Never one known for his sartorial flair, after a year in which his profile has shot through the roof, you get the sense he might invest in some camouflaged jumpers.
"It's very hard to go out and be incognito any more," he said.
Does he hate that?
"I don't hate it. I do sometimes think it would be nice to be able to not be recognised and just be able to do ordinary things.
"My family went down to west Wales last weekend and came back and told me how it nice it was to be there without me.
"What they meant was they could go down to the beach and the could walk along and they weren't being stopped every few yards.
"On the whole, people are very kind," he added.
And yet some stick in the mind more than others.
'Concrete Ken', a man "whose speciality was lying on beds of nails and breaking concrete blocks with his forehead", was one such character.
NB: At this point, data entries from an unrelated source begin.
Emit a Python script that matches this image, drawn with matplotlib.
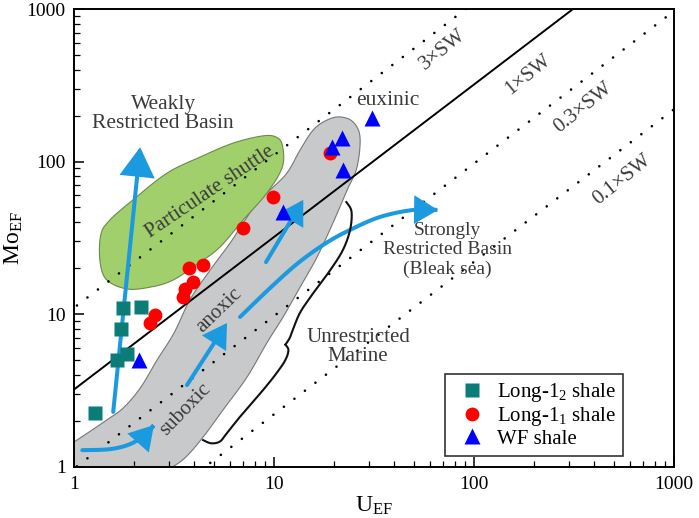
import numpy as np
import matplotlib
matplotlib.use("Agg")
import matplotlib.pyplot as plt
from matplotlib.patches import Polygon, FancyArrowPatch
from matplotlib.path import Path

# ---- data ----
long12_u = [1.27, 1.76, 2.16, 1.72, 1.64, 1.84]
long12_mo = [2.24, 10.9, 11.1, 7.97, 4.99, 5.47]

long11_u = [2.40, 2.54, 3.51, 3.59, 3.94, 3.76, 4.42, 7.0, 9.89, 19.1]
long11_mo = [8.73, 9.85, 12.9, 14.6, 16.2, 20.0, 21.0, 36.6, 58.5, 114]

wf_u = [2.11, 11.1, 19.5, 21.9, 22.1, 30.9]
wf_mo = [4.99, 46.7, 124, 143, 88, 193]

# Mo/U seawater ratio lines
sw_ratio = [11.0, 3.2, 0.97, 0.22]
sw_style = ["dotted", "solid", "dotted", "dotted"]
sw_labels = ["3×SW", "1×SW", "0.3×SW", "0.1×SW"]
sw_label_u = [70, 186, 351, 550]
sw_label_mo = [538, 369, 224, 75.6]

# grey suboxic-anoxic field outline
grey_u = [0.9, 0.9, 1.0, 1.46, 1.78, 2.16, 2.60, 3.16, 3.80, 4.79, 6.03, 7.0,
          8.22, 9.55, 11.6, 13.5, 15.7, 18.4, 21.4, 24.8, 26.9, 26.0, 23.2,
          19.7, 16.4, 13.5, 11.1, 9.2, 7.33, 5.56, 4.42, 3.59, 3.02, 2.8]
grey_mo = [0.9, 1.35, 1.45, 2.02, 2.45, 3.32, 4.99, 7.5, 12.4, 19.4, 29.2, 39.5,
           53.4, 65, 84, 119, 161, 187, 196, 182, 145, 92, 65,
           39.5, 23.6, 15.0, 9.56, 6.45, 3.86, 2.35, 1.56, 1.14, 0.97, 0.9]

# green particulate shuttle field outline
green_u = [1.35, 1.36, 1.51, 1.97, 2.92, 4.27, 6.24, 8.71, 10.2, 11.0, 11.0,
           9.2, 7.0, 5.37, 4.27, 3.13, 2.40, 1.84, 1.46]
green_mo = [21.9, 33, 41.3, 56, 84, 107, 132, 147, 145, 128, 92,
            62, 41.3, 27.5, 21.9, 16.7, 15.0, 14.6, 16.7]

# blue trend arrows
arrow_weak_u = [1.57, 2.14]
arrow_weak_mo = [2.28, 124]
arrow_sub_u = [1.10, 1.51, 1.90, 2.26, 2.51]
arrow_sub_mo = [1.28, 1.30, 1.40, 1.61, 1.87]
arrow_anox_u = [3.67, 5.82]
arrow_anox_mo = [3.42, 8.73]
arrow_eux_u = [9.12, 14.0]
arrow_eux_mo = [21.9, 56]
arrow_strong_u = [6.76, 9.66, 13.2, 18.2, 24.0, 33.9, 49.5, 66.1]
arrow_strong_mo = [9.56, 15.0, 21.6, 29.2, 35.6, 43.3, 48.1, 48.1]

# curly brace (two arms meeting at the tip)
brace_top_u = [23.0, 24.4, 24.0, 22.1, 19.1, 15.7, 13.6, 12.6, 12.0, 11.4]
brace_top_mo = [54.2, 47.0, 35.6, 26.3, 19.4, 13.7, 10.4, 8.3, 7.0, 6.3]
brace_bot_u = [11.4, 11.8, 11.4, 10.3, 8.81, 7.0, 5.82, 5.37, 4.85, 4.42]
brace_bot_mo = [6.3, 5.8, 5.0, 4.1, 3.17, 2.24, 1.66, 1.46, 1.42, 1.49]

tick_values = [1, 10, 100, 1000]
tick_labels = ["1", "10", "100", "1000"]

TEAL = "#0b7c78"
ARROW = "#1b9ae0"
TEXT = "#3a3a3a"


def catmull(xs, ys, closed=False, n=16):
    p = np.column_stack([np.log10(xs), np.log10(ys)])
    if not closed:
        p = np.vstack([p[0], p, p[-1]])
    m = len(p)
    rng = range(m) if closed else range(1, m - 2)
    t = np.linspace(0, 1, n, endpoint=False)[:, None]
    segs = []
    for i in rng:
        p0, p1, p2, p3 = p[i - 1], p[i], p[(i + 1) % m], p[(i + 2) % m]
        segs.append(0.5 * (2 * p1 + (-p0 + p2) * t
                           + (2 * p0 - 5 * p1 + 4 * p2 - p3) * t ** 2
                           + (-p0 + 3 * p1 - 3 * p2 + p3) * t ** 3))
    if not closed:
        segs.append(p[-2][None, :])
    out = 10 ** np.vstack(segs)
    return out[:, 0], out[:, 1]


def blue_arrow(ax, us, mos, scale=13):
    if len(us) > 2:
        us, mos = catmull(us, mos)
    path = Path(np.column_stack([us, mos]))
    arr = FancyArrowPatch(
        path=path,
        arrowstyle="-|>,head_length=1.0,head_width=0.6",
        mutation_scale=scale,
        color=ARROW,
        lw=2.9,
        transform=ax.transData,
        zorder=4,
        joinstyle="miter",
    )
    ax.add_patch(arr)


plt.rcParams.update({
    "font.family": "serif",
    "font.serif": ["Liberation Serif", "DejaVu Serif"],
    "mathtext.fontset": "custom",
    "mathtext.rm": "Liberation Serif",
    "mathtext.it": "Liberation Serif:italic",
})

fig = plt.figure(figsize=(6.99, 5.18), dpi=100)
ax = fig.add_axes([0.1059, 0.0994, 0.8584, 0.8832])
ax.set_xscale("log")
ax.set_yscale("log")
ax.set_xlim(1, 1000)
ax.set_ylim(1, 1000)

# fields
gx, gy = catmull(grey_u, grey_mo, closed=True)
ax.add_patch(Polygon(np.column_stack([gx, gy]), closed=True, fc="#c8c9ca",
                     ec="#777777", lw=0.8, zorder=1))
gx, gy = catmull(green_u, green_mo, closed=True)
ax.add_patch(Polygon(np.column_stack([gx, gy]), closed=True, fc="#a0cf6b",
                     ec="#6c8a4c", lw=0.8, zorder=1))

# seawater lines
u_line = np.array([0.5, 2000.0])
for r, st in zip(sw_ratio, sw_style):
    if st == "solid":
        ax.plot(u_line, r * u_line, color="black", lw=1.4, zorder=3)
    else:
        ax.plot(u_line, r * u_line, color="black", lw=1.9,
                linestyle=(0, (0.01, 5.0)), dash_capstyle="round", zorder=3)
for lab, lu, lm in zip(sw_labels, sw_label_u, sw_label_mo):
    ax.text(lu, lm, lab, rotation=39, ha="center", va="center",
            rotation_mode="anchor", fontsize=15, color=TEXT, zorder=5)

# arrows
blue_arrow(ax, arrow_weak_u, arrow_weak_mo, scale=17)
blue_arrow(ax, arrow_sub_u, arrow_sub_mo)
blue_arrow(ax, arrow_anox_u, arrow_anox_mo)
blue_arrow(ax, arrow_eux_u, arrow_eux_mo)
blue_arrow(ax, arrow_strong_u, arrow_strong_mo)

# brace
for bu, bm in [(brace_top_u, brace_top_mo), (brace_bot_u, brace_bot_mo)]:
    cx, cy = catmull(bu, bm)
    ax.plot(cx, cy, color="#111111", lw=1.5, zorder=4)

# annotations
ax.text(2.79, 205, "Weakly\nRestricted Basin", ha="center", va="center",
        fontsize=15.5, color=TEXT, linespacing=1.05, zorder=5)
ax.text(4.79, 63, "Particulate shuttle", rotation=34, ha="center", va="center",
        rotation_mode="anchor", fontsize=15, color=TEXT, zorder=5)
ax.text(37.2, 253, "euxinic", ha="center", va="center", fontsize=15.5,
        color=TEXT, zorder=5)
ax.text(5.3, 10.6, "anoxic", rotation=44, ha="center", va="center",
        rotation_mode="anchor", fontsize=15, color=TEXT, zorder=5)
ax.text(3.59, 2.35, "suboxic", rotation=46, ha="center", va="center",
        rotation_mode="anchor", fontsize=15, color=TEXT, zorder=5)
ax.text(73.3, 26.3, "Strongly\nRestricted Basin\n(Bleak sea)", ha="center",
        va="center", fontsize=14, color=TEXT, linespacing=1.15, zorder=5)
ax.text(26.3, 6.08, "Unrestricted\nMarine", ha="center", va="center",
        fontsize=15, color=TEXT, linespacing=1.05, zorder=5)

# samples
ax.plot(long12_u, long12_mo, ls="none", marker="s", ms=9.4, color=TEAL,
        mec="none", zorder=6, label=r"Long-1$_{2}$ shale")
ax.plot(long11_u, long11_mo, ls="none", marker="o", ms=10, color="#ff0000",
        mec="none", zorder=6, label=r"Long-1$_{1}$ shale")
ax.plot(wf_u, wf_mo, ls="none", marker="^", ms=11.5, color="#0000ff",
        mec="none", zorder=7, label="WF shale")

leg = ax.legend(loc="lower right", bbox_to_anchor=(0.915, 0.023),
                fontsize=15, frameon=True, fancybox=False, borderpad=0.35,
                labelspacing=0.05, handlelength=1.9, handletextpad=0.25,
                borderaxespad=0)
leg.get_frame().set_edgecolor("black")
leg.get_frame().set_linewidth(1.2)
leg.set_zorder(8)

# axes styling
ax.set_xticks(tick_values)
ax.set_xticklabels(tick_labels)
ax.set_yticks(tick_values)
ax.set_yticklabels(tick_labels)
ax.tick_params(which="major", direction="in", length=7, width=1.1,
               labelsize=14, top=False, right=False)
ax.tick_params(which="minor", direction="in", length=4, width=0.9,
               top=False, right=False)
ax.tick_params(axis="x", pad=7)
ax.tick_params(axis="y", pad=6)
for s in ax.spines.values():
    s.set_linewidth(1.4)

ax.set_xlabel(r"U$_{\mathrm{EF}}$", fontsize=17, labelpad=1)
ax.set_ylabel(r"Mo$_{\mathrm{EF}}$", fontsize=17, labelpad=1)

fig.savefig("out.png", dpi=100)
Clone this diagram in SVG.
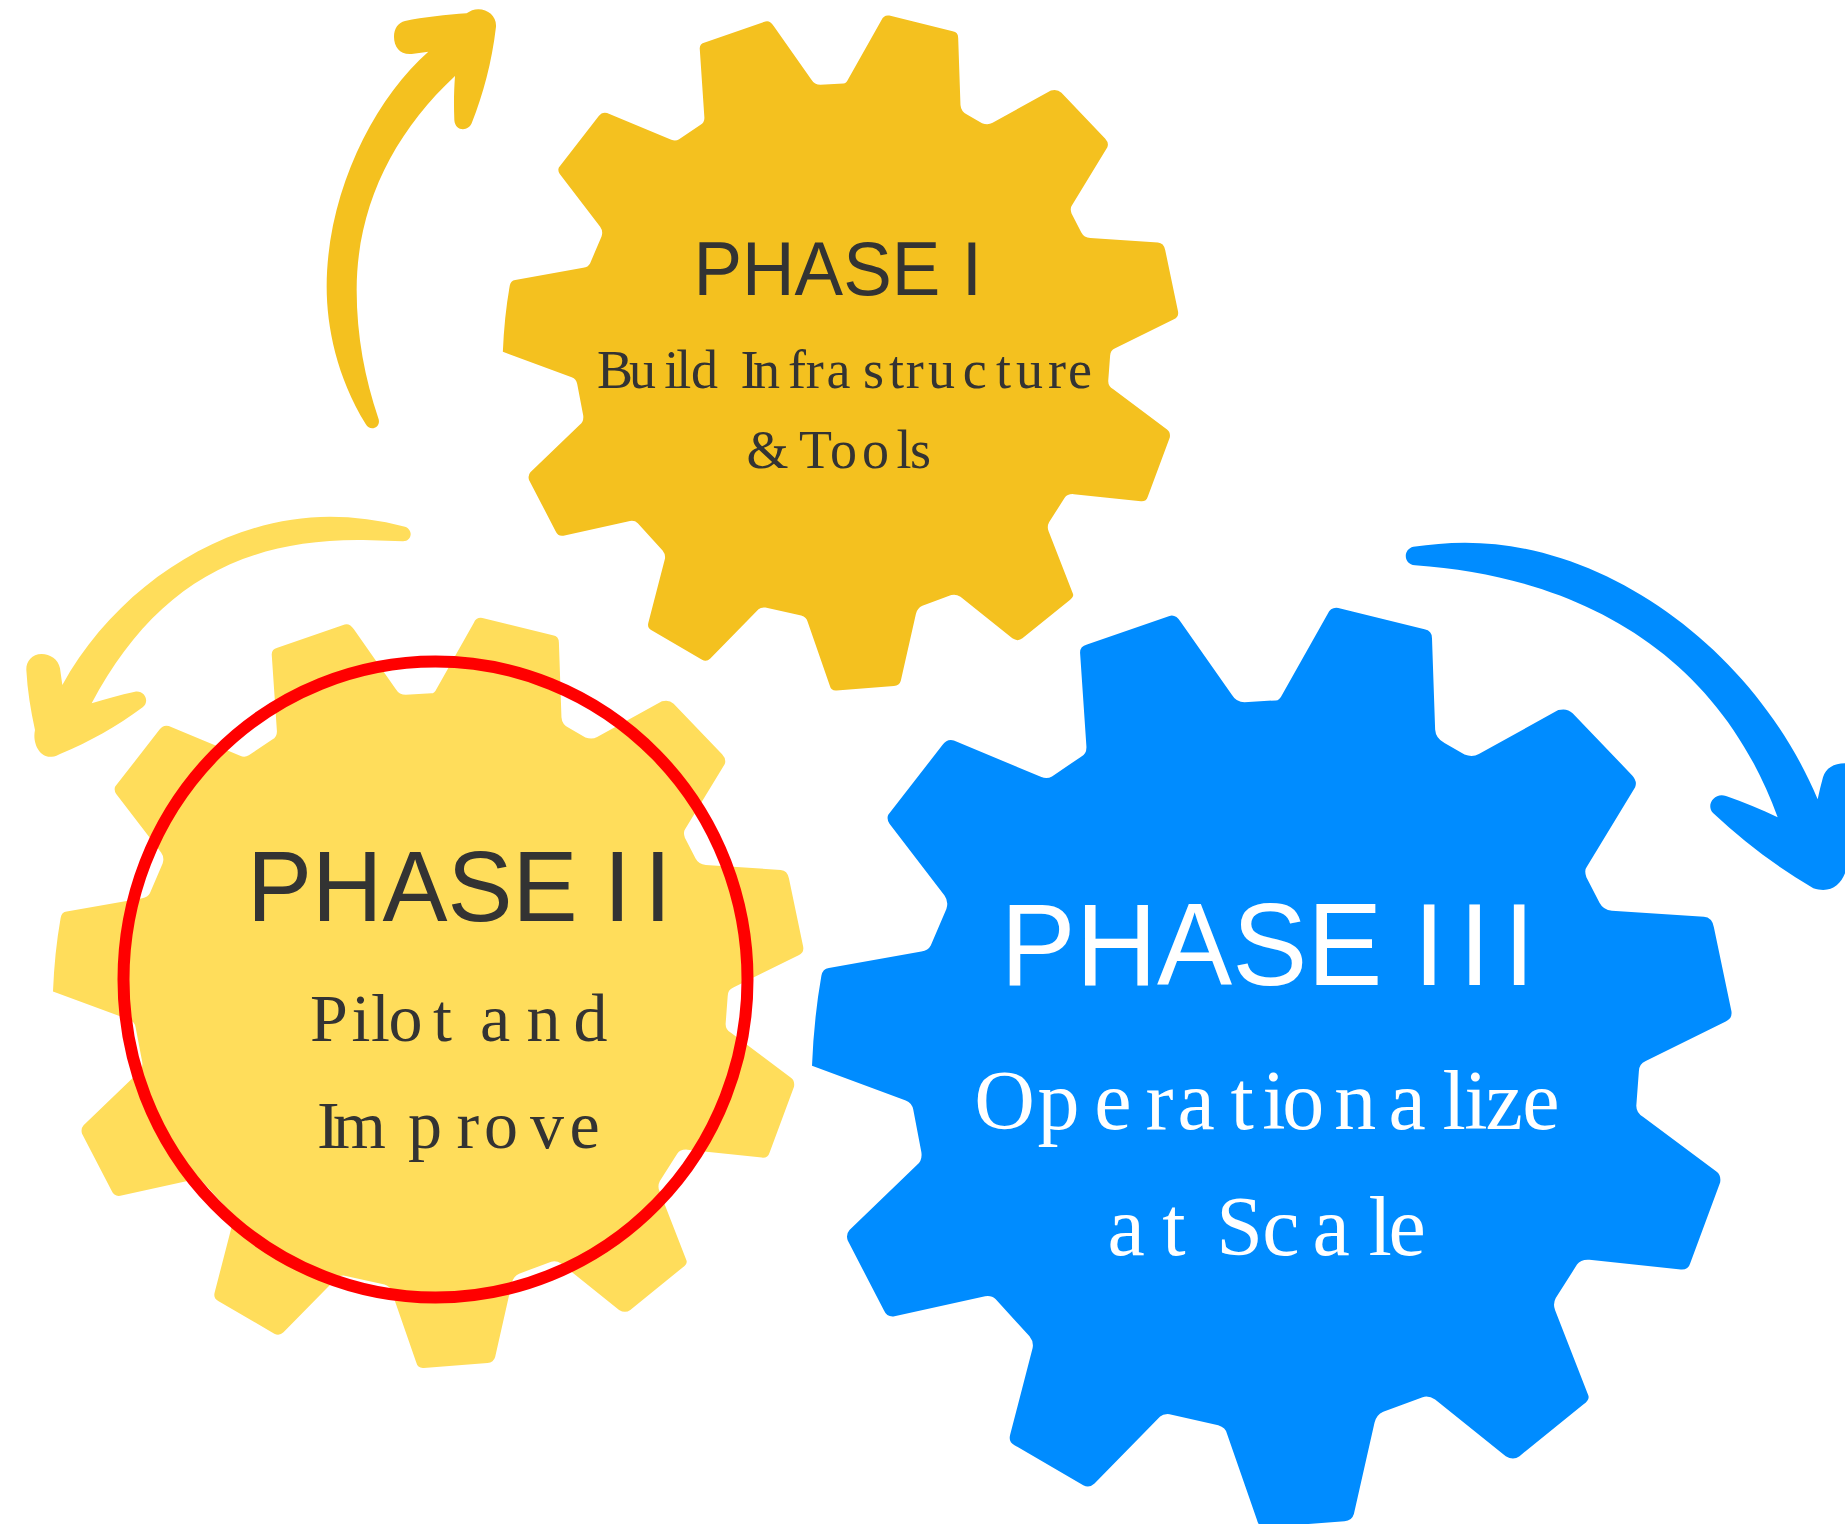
<svg xmlns="http://www.w3.org/2000/svg" width="1845" height="1524" viewBox="0 0 1845 1524">
<style>
.h{font-family:"Liberation Sans",Arial,sans-serif}
.b{font-family:"Liberation Serif","Times New Roman",serif}
.d{fill:#333333}
.w{fill:#ffffff}
</style>
<defs>
<path id="gear" d="M28 788 L178 845 Q188 849 190 860 L203 930 Q205 945 195 952 L88 1058 Q82 1065 85 1075 L143 1190 Q148 1202 160 1200 L305 1167 Q315 1165 322 1172 L376 1233 Q383 1242 381 1252 L345 1395 Q342 1407 352 1412 L462 1478 Q472 1483 480 1475 L585 1365 Q590 1360 600 1361 L678 1379 Q690 1383 692 1393 L740 1535 Q743 1548 755 1547 L880 1537 Q892 1536 895 1525 L928 1375 Q931 1362 942 1357 L1005 1333 Q1015 1330 1025 1337 L1138 1430 Q1150 1438 1160 1430 L1262 1345 Q1273 1337 1270 1330 L1217 1190 Q1213 1180 1218 1170 L1252 1115 Q1258 1106 1272 1107 L1418 1123 Q1430 1124 1433 1113 L1481 980 Q1483 968 1475 962 L1358 872 Q1346 865 1347 852 L1351 797 Q1351 785 1362 780 L1490 715 Q1501 710 1499 698 L1471 560 Q1468 544 1455 543 L1308 533 Q1294 532 1288 520 L1267 478 Q1263 466 1268 460 L1345 330 Q1349 320 1340 310 L1245 208 Q1236 199 1222 203 L1095 275 Q1085 281 1072 276 L1040 257 Q1026 250 1025 235 L1020 85 Q1020 72 1008 70 L870 35 Q858 33 853 45 L780 178 Q776 187 770 187 L720 190 Q707 190 700 178 L618 58 Q610 45 600 48 L468 95 Q456 98 457 110 L467 262 Q468 275 458 280 L412 312 Q404 317 395 313 L255 253 Q244 250 237 260 L150 375 Q147 382 152 390 L240 508 Q247 518 243 530 L218 590 Q214 598 203 600 L55 627 Q45 628 43 640 Q31 710 28 788 Z"/>
</defs>
<g id="connectors">
<path id="arrow-1" fill="#F4C11F" transform="translate(300 0) scale(.33333)" d="M197 1272 C110 1130 80 980 80 860 C80 580 220 300 385 155 L335 162 C300 165 282 140 282 110 C282 85 295 68 315 63 C370 52 440 44 500 40 C510 33 522 28 535 28 C565 28 590 50 588 80 C575 190 550 280 515 370 C505 395 465 395 463 360 C461 310 462 270 465 228 C280 400 170 620 170 870 C170 1010 195 1135 235 1255 C245 1280 212 1298 197 1272 Z"/>
<path id="arrow-2" fill="#FFDD5B" transform="translate(10 500) scale(.33333)" d="M1185 80 C1110 60 1030 50 960 50 C640 50 320 260 157 555 L150 505 C145 478 120 462 95 462 C65 462 48 485 49 510 C52 570 62 630 75 690 C66 730 90 775 125 770 C135 770 145 765 150 762 C240 725 320 680 398 622 C420 605 405 570 375 575 C330 585 285 597 245 610 C420 280 670 115 1060 120 L1178 124 C1205 125 1212 90 1185 80 Z"/>
<path id="arrow-3" fill="#008CFF" transform="translate(1390 520) scale(.33333)" d="M70 80 C120 73 170 68 225 68 C660 68 1100 400 1283 838 C1288 815 1293 793 1299 772 C1308 745 1330 730 1365 730 L1365 1060 C1350 1098 1320 1120 1270 1105 C1160 1040 1060 965 970 880 C945 855 975 815 1008 828 C1060 846 1115 868 1163 892 C985 400 570 170 75 136 C40 133 38 88 70 80 Z"/>
</g>
<g id="phase-1">
<use href="#gear" fill="#F4C11F" transform="matrix(.459 0 0 .4464 490 0)"/>
<text class="h d" font-size="76" transform="translate(693.5 295) scale(.958 1)">PHASE<tspan x="280">I</tspan></text>
<text class="b d" font-size="54" y="388" x="596.9 629 664.3 676.3 691 725 740.5 753 788 805.7 826.4 863 889 905.8 928 962.7 996 1016 1048 1068">Build Infrastructure</text>
<text class="b d" font-size="54" y="468" x="746.5 785 799 830 862 896.5 910">&amp; Tools</text>
</g>
<g id="phase-2">
<use href="#gear" fill="#FFDD5B" transform="matrix(.51 0 0 .496 38.7 600.6)"/>
<ellipse cx="435.5" cy="979.5" rx="312" ry="318" fill="none" stroke="#FF0000" stroke-width="12"/>
<text class="h d" font-size="100" transform="translate(247 920.5) scale(.975 1)">PHASE<tspan x="366">I</tspan><tspan x="407.5">I</tspan></text>
<text class="b d" font-size="68" y="1041" x="310 351.5 371 388.5 433 465 480 526.5 573.5">Pilot and</text>
<text class="b d" font-size="68" y="1148" x="317 333 408 456.5 484 530 569.5">Improve</text>
</g>
<g id="phase-3">
<use href="#gear" fill="#008CFF" transform="matrix(.625 0 0 .608 794.5 586.7)"/>
<text class="h w" font-size="116" transform="translate(1000.6 985) scale(.971 1)">PHASE<tspan x="425.3">I</tspan><tspan x="472.1">I</tspan><tspan x="518">I</tspan></text>
<text class="b w" font-size="84" y="1129" x="974.2 1037.5 1094.2 1145.5 1177.5 1230.5 1262.2 1282.2 1334.2 1388.5 1442.5 1464.2 1485.5 1522.2">Operationalize</text>
<text class="b w" font-size="84" y="1255" x="1107.5 1162.2 1195 1216.2 1262.2 1312.5 1368.5 1388.5">at Scale</text>
</g>
</svg>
"He was a martial arts instructor and, for a reason that was never completely clear to us, he decided that it was his mission in life to make sure that Rhodri was elected [in the 1987 general election]," Mr Drakeford explained.
"And he accompanied us on that campaign, almost everywhere we went, entertaining crowds by lying on beds of nails."
Some people test themselves by lying on beds of nails, others put themselves forward for election to become first minister.
Mark Drakeford, Adam Price, and Andrew RT Davies' own test of political and personal character has another week and a half to run.